Wednesday, June 29, 2016
While Jackson listeners have been jamming to verses from rapper Dolla Black for nearly a decade now, the genre wasn't his first introduction to making music.
Before he began performing hip-hop for audiences, Black sang in choir. He chose basketball over singing during his time at Murrah High School until injuries brought him back to music. After he graduated from Murrah in 2006, he enrolled at Tougaloo College and joined the institution's concert choir. His studies allotted the freedom to pursue hip-hop, as well, he says, and his instructors taught him with techniques that he used in his own performances.
Black says his hip-hop career truly began in 2006, when he partnered with his cousin, rapper LaRoc, to create their first project, musical duo Dem Boyz.
"Groups like Trippple A, which consisted of Doe Hicks, Tzzy and Tricky LT 45, and 1st Up Fam, consisting of Hollywood Luck, Air Slim and Squid Key, shed a new light on the hip-hop scene in the city for me," he says. "The vehicles with their group names and photos on them were such a great look. They made me feel like the city actually had hidden treasure and things going on. It encouraged me, in many ways, watching those guys as I was growing into the industry."
In 2009, Black collaborated with Tricky LT 45 and Jackson rapper Cassius, and formed Mile High Music Group, which also featured writer J. White, producer-engineer Anthony Fairley and a female singing group called Calico Panache. Black says things began to take off with the sophomore Dem Boyz mixtape, "Flight Check," released through Mile High in January 2012. The mixtape was also the first release from his own label, Black Dolla Entertainment.
"To this day, we regret not getting hard copies of the project," he says. "We only provided listeners with streaming data."
In 2012, he reintroduced listeners to Dolla Black as a solo artist and began a new phase in his life. Over the past few years, he married his wife, Kiara Howard, had a son, Kacey Howard, age 2, and decided to put a greater focus on music as both a solo artist and the owner of Black Dolla Entertainment. He says 2014 was his "highlight year" and gave him a foundation to do greater things in the future.
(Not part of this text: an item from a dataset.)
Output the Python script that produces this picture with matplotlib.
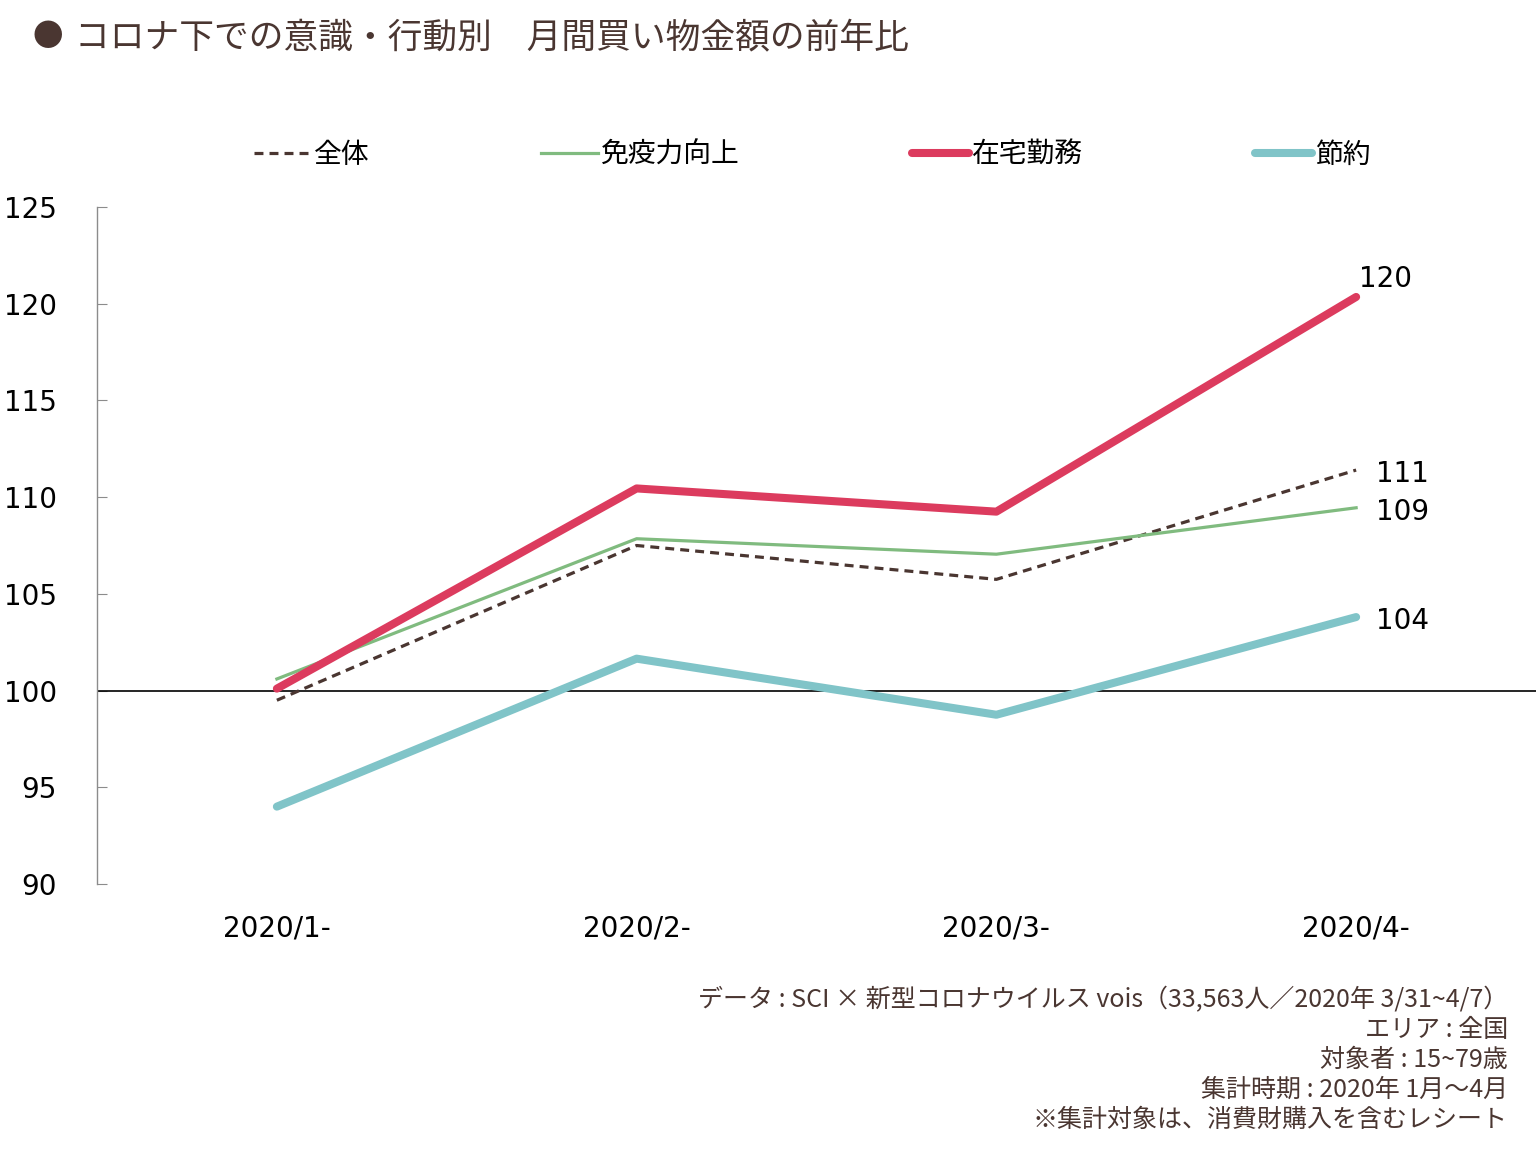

That year, Black created "Black Friday," an event where he released new songs from the label's artists every Friday during Black History Month, and he also released his debut full-length, "Let Me Work," that September.
"I am so proud of all I accomplished," he says. "It truly humbled me. I appreciated every moment. I received numerous awards and nominations, which I haven't started counting just yet; there will be a time for that. I am just enjoying the lane I am fortunate to be in."
One thing that made the past few years especially crucial for Black's career is the fact that he is still reaping the benefits of them. In May, ESPN bought the license to his song "All Day," which he recorded with Atlanta singer, writer and producer Super Jay in 2014. It's now a fixture on popular shows such as "SportsCenter" and "First Take."
"We knew the track was crazy, so we sat on it confidently," he says. "Next thing you know, it was submitted, and we were contacted within two to three days of submitting. Once the paperwork arrived, I believed it was actually happening. This is so surreal, and I'm so blessed and humbled to have my dreams unfold in front of my eyes."
Black is currently working on a follow-up album, though he isn't rushing to make that happen. With his writing process, he says, it's about letting inspiration drive him to record rather than just being in a studio until it hits.